Cercocarpus ledifolius is a North American species of mountain mahogany known by the common name curl-leaf mountain mahogany.

==Description==
Cercocarpus ledifolius is a large, densely branching tree which can reach heights of 11 m, although it is not uncommon to find the adult plant as a shrub as short as 1 m. Its leathery, sticky, dark green leaves are up to 4 cm long and lance-shaped, and the edges may curl under. The flower consists of a small tan tube from which protrudes a long, plumelike style covered in luxuriant tan hairs. The flowers are arranged in inflorescences of up to 3. The fruit is a hairy achene .5–1 cm long.

Cercocarpus ledifolius is slow-growing, sometimes taking up to a century to reach full height. The oldest specimens are thought to be around 1,350 years old, although the primary specimen that yielded this estimate was cut down.
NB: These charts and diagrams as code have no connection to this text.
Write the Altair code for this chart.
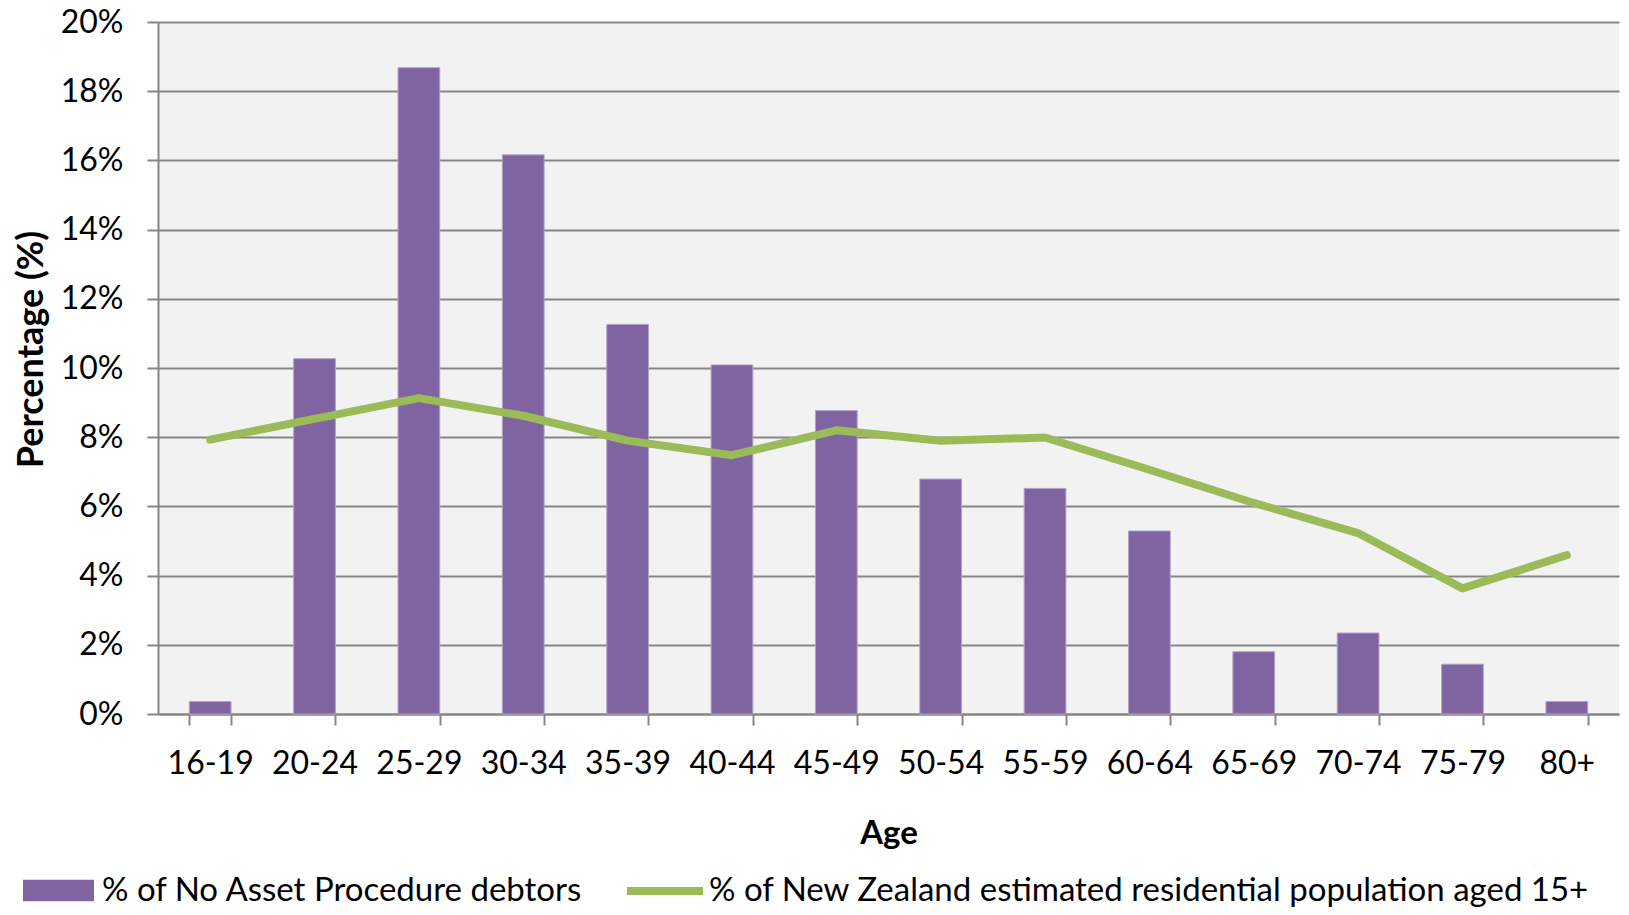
import altair as alt
import pandas as pd

ages = ["16-19", "20-24", "25-29", "30-34", "35-39", "40-44", "45-49",
        "50-54", "55-59", "60-64", "65-69", "70-74", "75-79", "80+"]
debtors_pct = [0.36, 10.27, 18.68, 16.16, 11.26, 10.09, 8.77,
               6.79, 6.52, 5.29, 1.80, 2.34, 1.44, 0.36]
population_pct = [7.93, 8.53, 9.13, 8.62, 7.90, 7.48, 8.20,
                  7.90, 7.99, 7.06, 6.10, 5.23, 3.63, 4.59]
y_ticks = [0, 0.02, 0.04, 0.06, 0.08, 0.10, 0.12, 0.14, 0.16, 0.18, 0.20]

bar_name = "% of No Asset Procedure debtors"
line_name = "% of New Zealand estimated residential population aged 15+"

PURPLE = "#8064A2"
GREEN = "#9BBB59"
GRAY = "#868686"
FONT = "Lato"

df = pd.DataFrame({
    "Age": ages,
    "debtors": [v / 100 for v in debtors_pct],
    "population": [v / 100 for v in population_pct],
    "bar_series": [bar_name] * len(ages),
    "line_series": [line_name] * len(ages),
})

x = alt.X(
    "Age:N", sort=ages,
    scale=alt.Scale(paddingInner=0.6, paddingOuter=0.3),
    axis=alt.Axis(title="Age", labelAngle=0, labelFontSize=32, labelColor="black",
                  labelPadding=23, titleFontSize=33, titleFontWeight="bold",
                  titleColor="black", titlePadding=38, grid=False,
                  tickBand="extent", tickSize=11),
)
y_scale = alt.Scale(domain=[0, 0.2])
y_axis = alt.Axis(title="Percentage (%)", values=y_ticks, format=".0%",
                  labelFontSize=32, labelColor="black", labelPadding=24,
                  titleFontSize=36, titleFontWeight="bold", titleColor="black",
                  titlePadding=10, titleY=327, grid=True, tickSize=11)

bars = alt.Chart(df).mark_bar(stroke="#B3A2C7", strokeWidth=1).encode(
    x=x,
    y=alt.Y("debtors:Q", scale=y_scale, axis=y_axis),
    fill=alt.Fill("bar_series:N", scale=alt.Scale(domain=[bar_name], range=[PURPLE]),
                  legend=alt.Legend(title=None, orient="none", legendX=-135, legendY=833,
                                    symbolType="M-1,-0.3H1V0.3H-1Z", symbolSize=5041,
                                    symbolStrokeWidth=0, labelFontSize=33,
                                    labelColor="black", labelOffset=8, labelFont=FONT)),
)

line = alt.Chart(df).mark_line(strokeWidth=8, strokeCap="round", strokeJoin="round").encode(
    x=x,
    y=alt.Y("population:Q", scale=y_scale, axis=y_axis),
    stroke=alt.Stroke("line_series:N", scale=alt.Scale(domain=[line_name], range=[GREEN]),
                      legend=alt.Legend(title=None, orient="none", legendX=465, legendY=827,
                                        symbolType="stroke", symbolSize=5776,
                                        symbolStrokeWidth=8, labelFontSize=33,
                                        labelColor="black", labelOffset=2, labelFont=FONT)),
)

chart = alt.layer(bars, line).properties(
    width=1461, height=692,
    padding={"left": 150, "top": 14, "right": 2, "bottom": 193},
    autosize=alt.AutoSizeParams(type="none"),
).configure_view(
    fill="#F2F2F2", strokeWidth=0
).configure_axis(
    gridColor=GRAY, gridWidth=2, gridOpacity=1,
    domainColor=GRAY, domainWidth=2,
    tickColor=GRAY, tickWidth=2,
    labelFont=FONT, titleFont=FONT,
).configure_legend(
    labelFont=FONT, labelLimit=0,
)

chart.save("out.html", embed_options={"renderer": "svg", "actions": False})
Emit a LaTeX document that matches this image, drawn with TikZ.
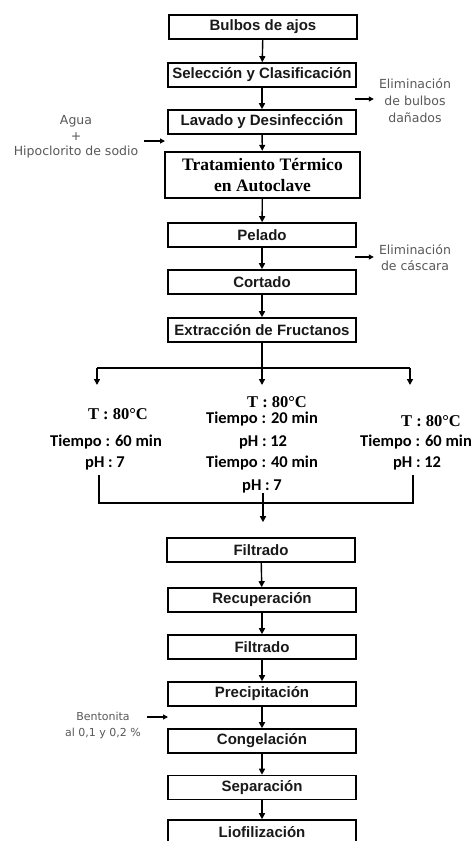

This makes it one of the longest-lived known flowering plants.

==Distribution and habitat==
The species is widespread across much of the Western United States as well as Baja California in Mexico. It can be found at elevations ranging from 600 to 3,000 m, with the preferred altitude varying depending on the region. It prefers shallow, well-drained soils with a sandy or grainy consistency, and is generally found in areas which receive only 15–26 cm annual precipitation. This makes it common on low mountains and slopes, where it grows in scattered groves among other drought-resistant species such as pinyon pines, junipers and sagebrush.

==Ecology==
The leaves are eaten by deer year-round.

== Uses ==
The Gosiute Native Americans used the wood to make their bows. The species has many medicinal uses for various Native American groups, such as the Paiute and Shoshone.